I’m a lot of things, which is good, but unfortunately for my husband and immediate family there are also a lot of things that I am most definitely not. One of those things is a neat freak.
I am not a good housekeeper. While I like to blame this on the fact that I work full time, have two small children, a cat, blablablablabla yakityyakityyak,the sad truth is that I am a slob by nature. My level of slobhood is directly linked to my power of ignoring rubbish, which is a finely tuned instrument blinding me to all but the most disgusting things. So no, I will not miss the freshly pooped in diaper which my youngest so kindly left in the hallway (pull-ups, such a joy!) but I will miss her trail of dirty socks, pants, etc. which snake through the living room into the kitchen where she will be trying to wipe herself (potty-training don’t ask, just don’t). They will stay put until the evening or perhaps even the morning after. Unless they are pooped on of course, then I’ll spot them.
My slobness is not limited to cleaning up; other areas of my life are affected as well. I have the uncanny ability to avoid laundry for weeks on end. Oh I will wash the clothes and dry them and stuff. But there the fairytale ends and the horror story begins. Once dried and stain-free clothes seem to simply vanish from my radar, it is like they cover themselves in a Febreze-enhanced stealth cloak. I’ll leave them to sit peacefully in our laundry room and will occasionally rummage through the pile in the hope of locating a stray sock or a clean not to wrinkly t-shirt. Things got so bad my mother started to do my laundry. The poor woman couldn’t stand the sight of her little angels of grandchildren in a wrinkly frock anymore. She claimed that the state of their clothes ruined every photo-opportunity.
But sometimes a strange desire for purity and cleanliness tears me away from my grime incrusted sofa and makes me pick up a sponge and some soap to scrub that which has never been scrubbed before. The only reasonable explanation I can find for such erratic behavior is demonic possession by a Cleansiac Demon. Don’t tell me he’s not real, I think he once appeared on Charmed. I’m not sure though, I might have been too busy checking out Julian McMahon ‘s ass.
When this happens, I do strange things, things which leave my house clean and smelling of that tell tale chemical lemon scent of which seems to inhabit all cleaning products. I spring clean, I vacuum, I dust thorougly and I have also been known to clean shoes.

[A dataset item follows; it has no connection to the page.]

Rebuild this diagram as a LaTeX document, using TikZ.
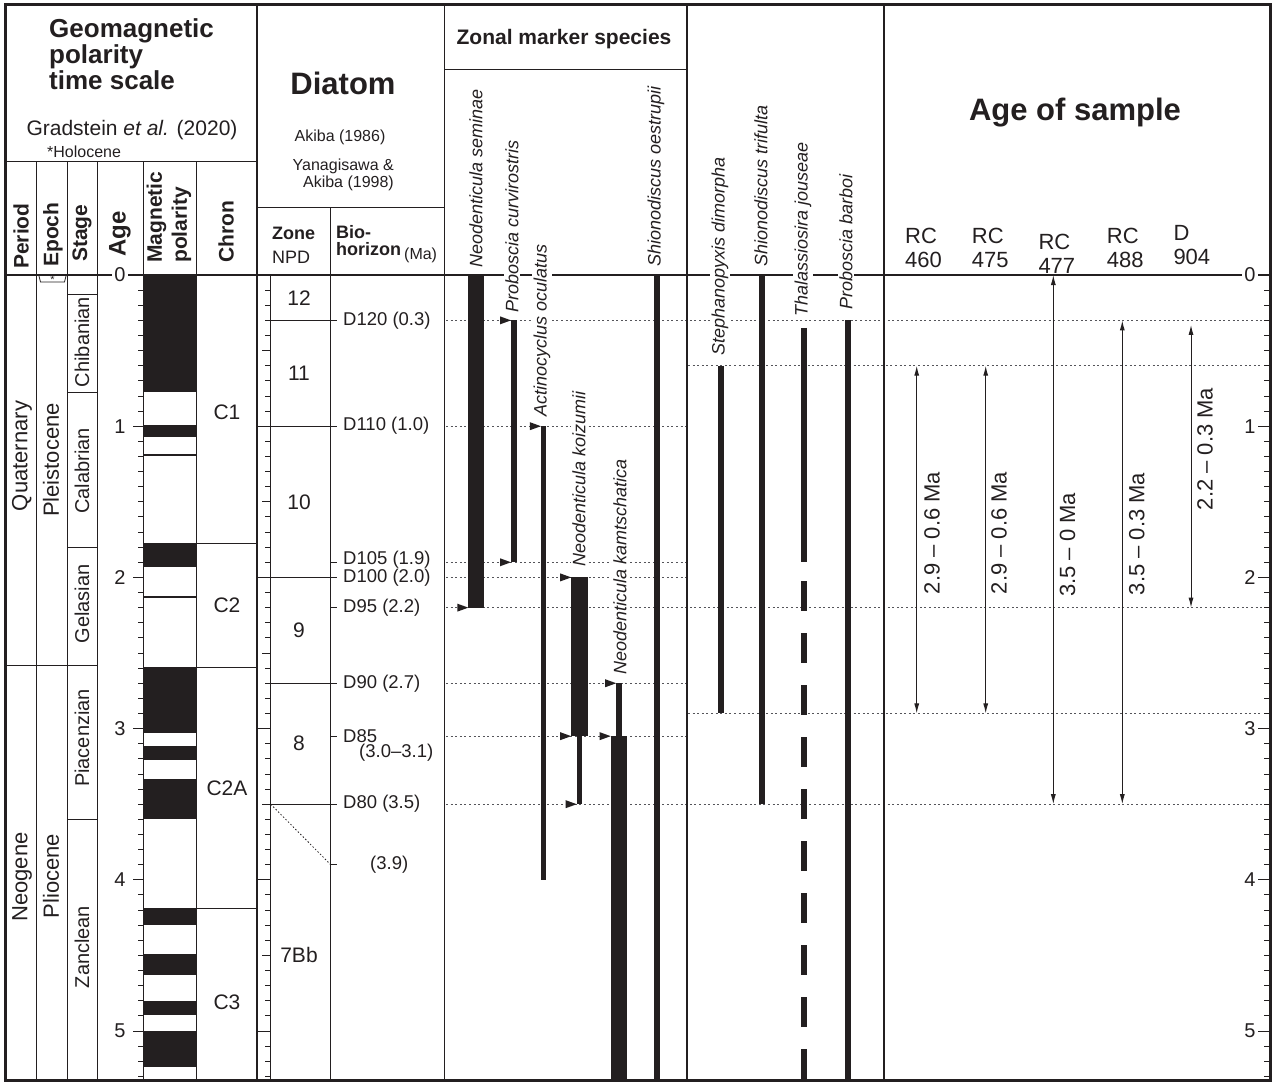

Yes, cleaning shoes is not a regular weeked activity in my household. Please don’t tell me that this comes as a surprise? Again I will only clean shoes when they are beyond dirty. Unfortunatly this happened last week. N°2 had stepped into God knows what and the shoe was in such a state that I could justify not cleaning it. While I was scrubbing I decided I might just as well do the other shoes in the house. So I set to work. I had just finished N°1′s new ballet flats when she turned away from her game and asked me what I was doing.
“Cleaning your shoes dear, look they are all shiny and pretty again” I answered, beaming with pride.
She cocked her head to the side like a pensive cuckatoo and said:
“Don’t bother mommy, I’ll play in the sandbox again tomorrow and then they’ll get dirty again”.
I hereby wish to apologize to my eldes’s future significant other for passing on my slobgene. Sorry dear, don’t hold it against me.